The Director’s Project is a one-week drawing competition with awards. Here is Azrieli School Director Jill Stoner’s introduction to the project, delivered to more than 400 students at the All School Welcome on September 9, 2020.
“We are now faced with the fact that tomorrow is today. We are confronted with the fierce urgency of Now. In this unfolding conundrum of life and history, there “is” such a thing as being too late. This is no time for apathy or complacency. This is a time for vigorous and positive action.” ― Martin Luther King Jr., March on Washington, 1963
“Well, some worlds are built on a fault line of pain, held up by nightmares. Don’t lament when those worlds fall. Rage that they were built doomed in the first place.” ― N.K. Jemisin, The Stone Sky
The ‘fierce urgency of Now’ is a phrase from Martin Luther King Jr.’s ‘March on Washington’ speech in 1963. In this paradoxical pandemic moment, we are physically isolated yet feeling that urgency to join our voices together.

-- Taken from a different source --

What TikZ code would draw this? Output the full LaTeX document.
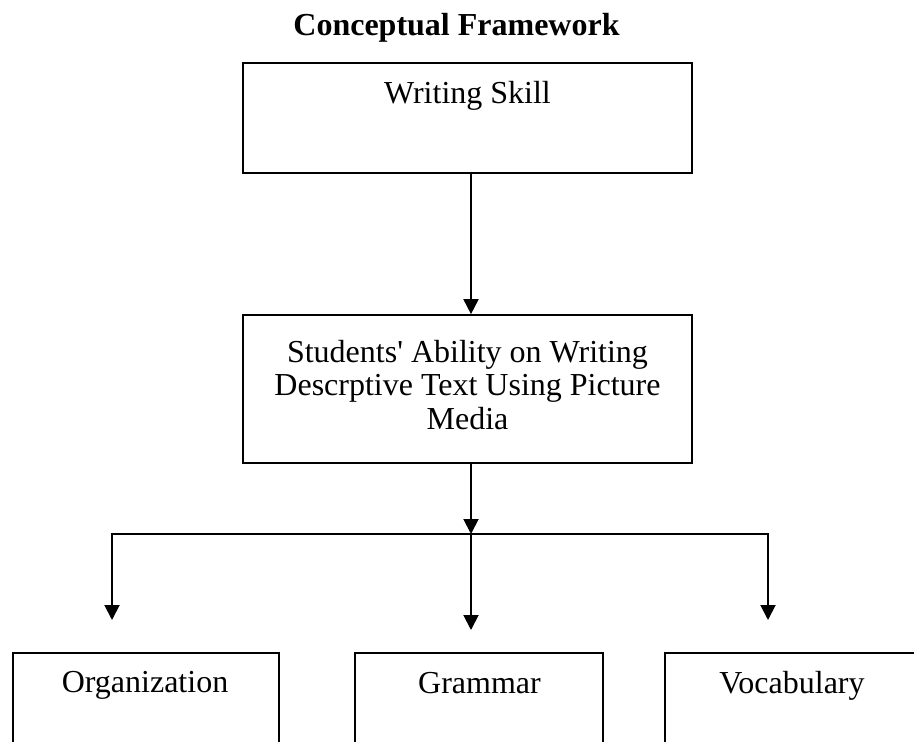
\documentclass[tikz,border=0pt]{standalone}
\usepackage{fontspec}
\newfontfamily\tnr{Liberation Serif}
\usetikzlibrary{arrows.meta}
\begin{document}
\begin{tikzpicture}[x=1pt,y=-1pt,
  boxst/.style={draw=black, line width=1.7pt, inner sep=0pt},
  lbl/.style={font=\tnr\fontsize{32}{33.3}\selectfont, inner sep=0pt, align=center},
  conn/.style={line width=1.9pt},
  arr/.style={conn, -{Triangle[width=15pt,length=15pt]}}]
\useasboundingbox (0,0) rectangle (914,742);
\fill[white] (0,0) rectangle (914,742);
\clip (0,0) rectangle (914,742);
% title
\node[lbl, font=\tnr\bfseries\fontsize{32}{34}\selectfont, anchor=base] (title) at (456.5,35) {Conceptual Framework};
% boxes
\node[boxst, minimum width=449pt, minimum height=110pt] (ws) at (467.5,118) {};
\node[lbl, anchor=base] (wst) at (467.5,103) {Writing Skill};
\node[boxst, minimum width=449pt, minimum height=148pt] (mid) at (467.5,389) {};
\node[lbl, anchor=north] (midt) at (467.5,340) {Students' Ability on Writing\\Descrptive Text Using Picture\\Media};
\node[boxst, minimum width=266pt, minimum height=167pt] (org) at (146,736.5) {};
\node[lbl, anchor=base] (orgt) at (145,692) {Organization};
\node[boxst, minimum width=248pt, minimum height=167pt] (gram) at (479,736.5) {};
\node[lbl, anchor=base] (gramt) at (479.5,693) {Grammar};
\node[boxst, minimum width=254pt, minimum height=167pt] (voc) at (792,736.5) {};
\node[lbl, anchor=base] (voct) at (792,693) {Vocabulary};
% connectors
\coordinate (j) at (471,534);
\coordinate (hl) at (112,534);
\coordinate (hr) at (768,534);
\coordinate (a1) at (112,620);
\coordinate (a2) at (471,630);
\coordinate (a3) at (768,620);
\draw[arr] ([xshift=3.5pt]ws.south) -- ([xshift=3.5pt]mid.north);
\draw[arr] ([xshift=3.5pt]mid.south) -- (j);
\draw[conn, line cap=rect] (hl) -- (hr);
\draw[arr] (hl) -- (a1);
\draw[arr] (j) -- (a2);
\draw[arr] (hr) -- (a3);
\end{tikzpicture}
\end{document}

This year’s Director’s Project calls upon you to engage with the language of drawing as part of a collective conversation in fraught times, as a way of “staying with the trouble.” Taken together, these drawings can be an embodiment of the current spirit of our school.

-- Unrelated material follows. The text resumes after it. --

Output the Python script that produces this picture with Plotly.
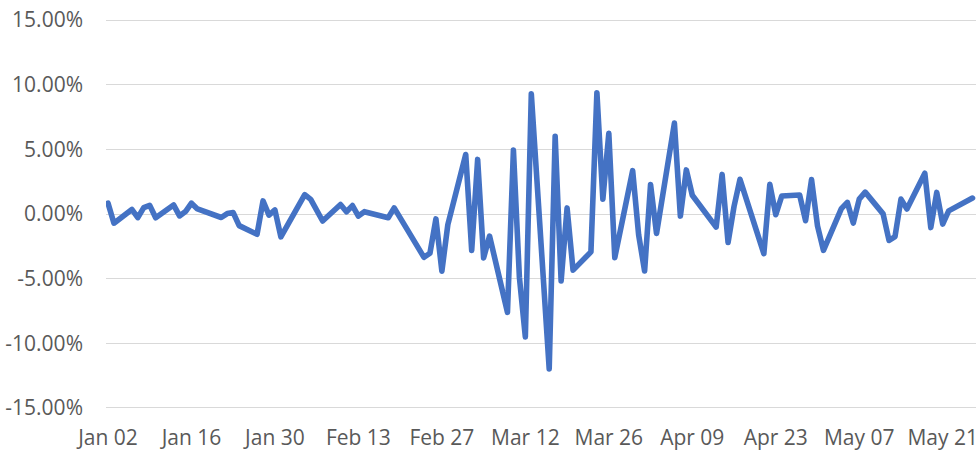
import plotly.graph_objects as go

dates = [
    "2020-01-02", "2020-01-03", "2020-01-06", "2020-01-07", "2020-01-08", "2020-01-09", "2020-01-10",
    "2020-01-13", "2020-01-14", "2020-01-15", "2020-01-16", "2020-01-17",
    "2020-01-21", "2020-01-22", "2020-01-23", "2020-01-24",
    "2020-01-27", "2020-01-28", "2020-01-29", "2020-01-30", "2020-01-31",
    "2020-02-03", "2020-02-04", "2020-02-05", "2020-02-06", "2020-02-07",
    "2020-02-10", "2020-02-11", "2020-02-12", "2020-02-13", "2020-02-14",
    "2020-02-18", "2020-02-19", "2020-02-20", "2020-02-21",
    "2020-02-24", "2020-02-25", "2020-02-26", "2020-02-27", "2020-02-28",
    "2020-03-02", "2020-03-03", "2020-03-04", "2020-03-05", "2020-03-06",
    "2020-03-09", "2020-03-10", "2020-03-11", "2020-03-12", "2020-03-13",
    "2020-03-16", "2020-03-17", "2020-03-18", "2020-03-19", "2020-03-20",
    "2020-03-23", "2020-03-24", "2020-03-25", "2020-03-26", "2020-03-27",
    "2020-03-30", "2020-03-31", "2020-04-01", "2020-04-02", "2020-04-03",
    "2020-04-06", "2020-04-07", "2020-04-08", "2020-04-09",
    "2020-04-13", "2020-04-14", "2020-04-15", "2020-04-16", "2020-04-17",
    "2020-04-20", "2020-04-21", "2020-04-22", "2020-04-23", "2020-04-24",
    "2020-04-27", "2020-04-28", "2020-04-29", "2020-04-30", "2020-05-01",
    "2020-05-04", "2020-05-05", "2020-05-06", "2020-05-07", "2020-05-08",
    "2020-05-11", "2020-05-12", "2020-05-13", "2020-05-14", "2020-05-15",
    "2020-05-18", "2020-05-19", "2020-05-20", "2020-05-21", "2020-05-22",
    "2020-05-26",
]

returns_pct = [
    0.84, -0.71, 0.35, -0.28, 0.49, 0.67, -0.29,
    0.70, -0.15, 0.19, 0.84, 0.39,
    -0.27, 0.03, 0.11, -0.90,
    -1.57, 1.01, -0.09, 0.31, -1.77,
    0.73, 1.50, 1.13, 0.33, -0.54,
    0.73, 0.17, 0.65, -0.16, 0.18,
    -0.29, 0.47, -0.38, -1.05,
    -3.35, -3.03, -0.38, -4.42, -0.82,
    4.60, -2.81, 4.22, -3.39, -1.71,
    -7.60, 4.94, -4.89, -9.51, 9.29,
    -11.98, 6.00, -5.18, 0.47, -4.34,
    -2.93, 9.38, 1.15, 6.24, -3.37,
    3.35, -1.60, -4.41, 2.28, -1.51,
    7.03, -0.16, 3.41, 1.45,
    -1.01, 3.06, -2.20, 0.58, 2.68,
    -1.79, -3.07, 2.29, -0.05, 1.39,
    1.47, -0.52, 2.66, -0.92, -2.81,
    0.42, 0.90, -0.70, 1.15, 1.69,
    0.01, -2.05, -1.75, 1.15, 0.39,
    3.15, -1.05, 1.67, -0.78, 0.24,
    1.23,
]

x_tick_dates = ["2020-01-02", "2020-01-16", "2020-01-30", "2020-02-13", "2020-02-27", "2020-03-12",
                "2020-03-26", "2020-04-09", "2020-04-23", "2020-05-07", "2020-05-21"]
x_tick_labels = ["Jan 02", "Jan 16", "Jan 30", "Feb 13", "Feb 27", "Mar 12",
                 "Mar 26", "Apr 09", "Apr 23", "May 07", "May 21"]

y_tick_vals = [-15, -10, -5, 0, 5, 10, 15]
y_tick_labels = ["-15.00%", "-10.00%", "-5.00%", "0.00%", "5.00%", "10.00%", "15.00%"]

fig = go.Figure()
fig.add_trace(go.Scatter(
    x=dates, y=returns_pct, mode="lines",
    line=dict(color="#4472C4", width=5.6),
    hoverinfo="skip", showlegend=False,
))

font = dict(family="Open Sans, Noto Sans, sans-serif", size=21, color="#595959")

fig.update_layout(
    width=980, height=451,
    margin=dict(l=106, r=4, t=19, b=42, pad=0),
    paper_bgcolor="white", plot_bgcolor="white",
    font=font,
    xaxis=dict(
        type="date", automargin=False,
        range=["2020-01-01 16:00", "2020-05-26 14:00"],
        tickvals=x_tick_dates, ticktext=x_tick_labels,
        showgrid=False, zeroline=False, showline=False,
        ticks="", ticklabelstandoff=14,
        tickfont=font,
    ),
    yaxis=dict(
        automargin=False,
        range=[-15.08, 15.08],
        tickvals=y_tick_vals, ticktext=y_tick_labels,
        showgrid=True, gridcolor="#D9D9D9", gridwidth=1.3,
        zeroline=False, showline=False,
        ticks="", ticklabelstandoff=22,
        tickfont=font,
    ),
)

post = """
document.body.style.margin='0';
document.body.style.overflow='hidden';
document.querySelectorAll('.scatterlayer path.js-line').forEach(function(p){
  p.style.strokeLinejoin='round'; p.style.strokeLinecap='round';
});
"""
fig.write_html("out.html", post_script=post, config={"displayModeBar": False})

In our dense and complex world, there is no tabula rasa; there is no blank page. We start with a constructed landscape that is not neutral. By intent or by default, almost every corner of that landscape reflects economic and social inequities and an exploitation of native lands and non-human species by western ideas of progress.
Leveraging both physical and legal power, architecture, and urban development have enabled inequity to thrive. We are confronted with a lineage of racial hierarchies embedded in the paradigms of how we teach, think, and construct the architecture of our cities and towns. That same lineage has established a spatial vocabulary of disenfranchisement, its grammar constructed of zones, properties, and walls.

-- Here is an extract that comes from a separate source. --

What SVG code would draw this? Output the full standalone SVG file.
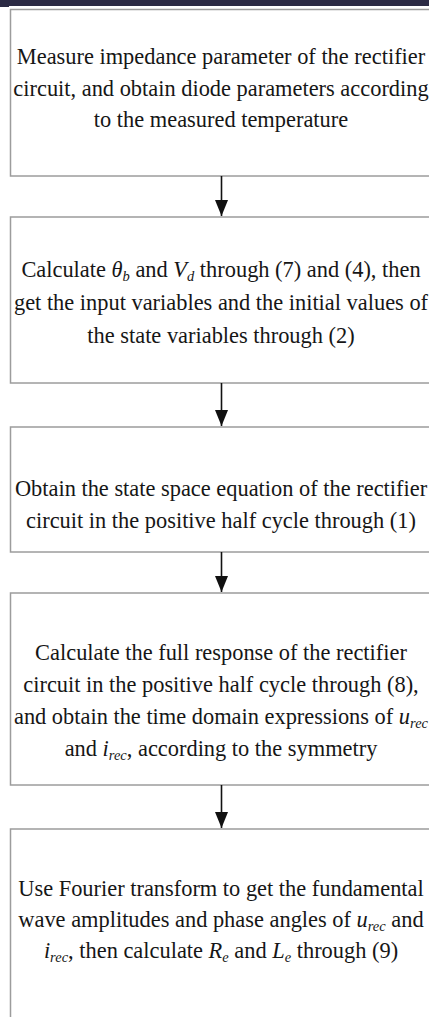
<svg xmlns="http://www.w3.org/2000/svg" width="429" height="1017" viewBox="0 0 429 1017">
<style>
.box{fill:#ffffff;stroke:#9c9c9c;stroke-width:1.5}
.t{font-family:"Liberation Serif","Times New Roman",serif;font-size:22.4px;fill:#161616;text-anchor:middle}
.i{font-style:italic}
.s{font-style:italic;font-size:14.5px}
.conn{stroke:#111;stroke-width:1.6;fill:none}
</style>
<defs>
<marker id="ah" markerWidth="16" markerHeight="13" refX="16" refY="6.5" orient="auto" markerUnits="userSpaceOnUse" viewBox="0 0 16 13">
<path d="M0,0 L16,6.5 L0,13 Z" fill="#111"/>
</marker>
</defs>
<rect x="0" y="0" width="429" height="1017" fill="#ffffff"/>
<rect x="0" y="0" width="429" height="6" fill="#2b2a44"/>
<rect x="0" y="0" width="9" height="7" fill="#2b2a44"/>
<g id="n1">
<rect class="box" x="10.5" y="9.5" width="422" height="166.5"/>
<text class="t" x="221" y="64">Measure impedance parameter of the rectifier</text>
<text class="t" x="221" y="96">circuit, and obtain diode parameters according</text>
<text class="t" x="221" y="127">to the measured temperature</text>
</g>
<g id="n2">
<rect class="box" x="10.5" y="217" width="422" height="166"/>
<text class="t" x="221" y="277">Calculate <tspan class="i">θ</tspan><tspan class="s" dy="4">b</tspan><tspan dy="-4"> and </tspan><tspan class="i">V</tspan><tspan class="s" dy="4">d</tspan><tspan dy="-4"> through (7) and (4), then</tspan></text>
<text class="t" x="221" y="310">get the input variables and the initial values of</text>
<text class="t" x="221" y="343">the state variables through (2)</text>
</g>
<g id="n3">
<rect class="box" x="10.5" y="427" width="422" height="125"/>
<text class="t" x="221" y="496">Obtain the state space equation of the rectifier</text>
<text class="t" x="221" y="528">circuit in the positive half cycle through (1)</text>
</g>
<g id="n4">
<rect class="box" x="10.5" y="593" width="422" height="192"/>
<text class="t" x="221" y="660">Calculate the full response of the rectifier</text>
<text class="t" x="221" y="692">circuit in the positive half cycle through (8),</text>
<text class="t" x="221" y="724">and obtain the time domain expressions of <tspan class="i">u</tspan><tspan class="s" dy="4">rec</tspan></text>
<text class="t" x="221" y="756">and <tspan class="i">i</tspan><tspan class="s" dy="4">rec</tspan><tspan dy="-4">, according to the symmetry</tspan></text>
</g>
<g id="n5">
<rect class="box" x="10.5" y="829" width="422" height="200"/>
<text class="t" x="221" y="896">Use Fourier transform to get the fundamental</text>
<text class="t" x="221" y="927">wave amplitudes and phase angles of <tspan class="i">u</tspan><tspan class="s" dy="4">rec</tspan><tspan dy="-4"> and</tspan></text>
<text class="t" x="221" y="958"><tspan class="i">i</tspan><tspan class="s" dy="4">rec</tspan><tspan dy="-4">, then calculate </tspan><tspan class="i">R</tspan><tspan class="s" dy="4">e</tspan><tspan dy="-4"> and </tspan><tspan class="i">L</tspan><tspan class="s" dy="4">e</tspan><tspan dy="-4"> through (9)</tspan></text>
</g>
<g id="connectors">
<line class="conn" x1="221.5" y1="176" x2="221.5" y2="216" marker-end="url(#ah)"/>
<line class="conn" x1="221.5" y1="383" x2="221.5" y2="426" marker-end="url(#ah)"/>
<line class="conn" x1="221.5" y1="552" x2="221.5" y2="592" marker-end="url(#ah)"/>
<line class="conn" x1="221.5" y1="785" x2="221.5" y2="828" marker-end="url(#ah)"/>
</g>
</svg>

Laws are written in words, but also in stone. The latter suggests permanence, but acts of both building and drawing can also involve selective erasure, cutting, and fading. These acts can rewrite our spatial laws through deconstruction, revision, opening up, and clearing space. Some of these actions can be bold; others gain their power because they are subtle and almost unseen.
You will find the raw material for your drawings in three overlapping contexts.
First, you can draw upon what you have read, watched, thought, and discussed with family and friends over the past several months. You may be inspired by how the ongoing pandemic has augmented and made visible inequities in health justice, or by how Black Lives Matter protests recalibrated our urban streets. You may envision a revised spatial economics that is more equitable, perhaps less anthropocentric, and supportive of a more feral city. You may be stimulated by the unforeseen effects of the coronavirus lockdown on human footprints of pollution and consumption, or find inspiration in Indigenous knowledge practices that reject the spatial binary of city and landscape, or the temporal binary of “before” and after.”
Second, you will receive a text from your studio instructors. Find a phrase in that text that connects with what you are thinking about. Use that phrase in a literal way, as a “program” for your drawing. Part of the challenge is to incorporate the text into the drawing, to put the words on the page.
Third, you will receive a piece of a building plan or section or a fragment of a map or urban plan. This is your site. Just as we continually build on top of the already built, you will draw on top of the already drawn.
This one-week project challenges you to mobilize our unique language of drawing to “pull out” the deeper questions in our built landscape in ways that actively challenge assumptions about how architecture and urbanism operate in a complex world. Your drawings can engage overlapping concepts of negotiation, exchange, multiplicity, erasure, instability, layers, simultaneity, excavation, projection, overlap, ambiguity, adaptation, and transparency. Feel free to play loose with time and lay your vision of the future on top of the material present.
Within the context, framework, media, and methods set out by your studio instructors, explore your own ideas about ecological complexity, spatial agency, or unique intersections among the many threads of our fraught time. These drawings can be joyful. As the writer Rebecca Solnit says, there is “hope in the dark.”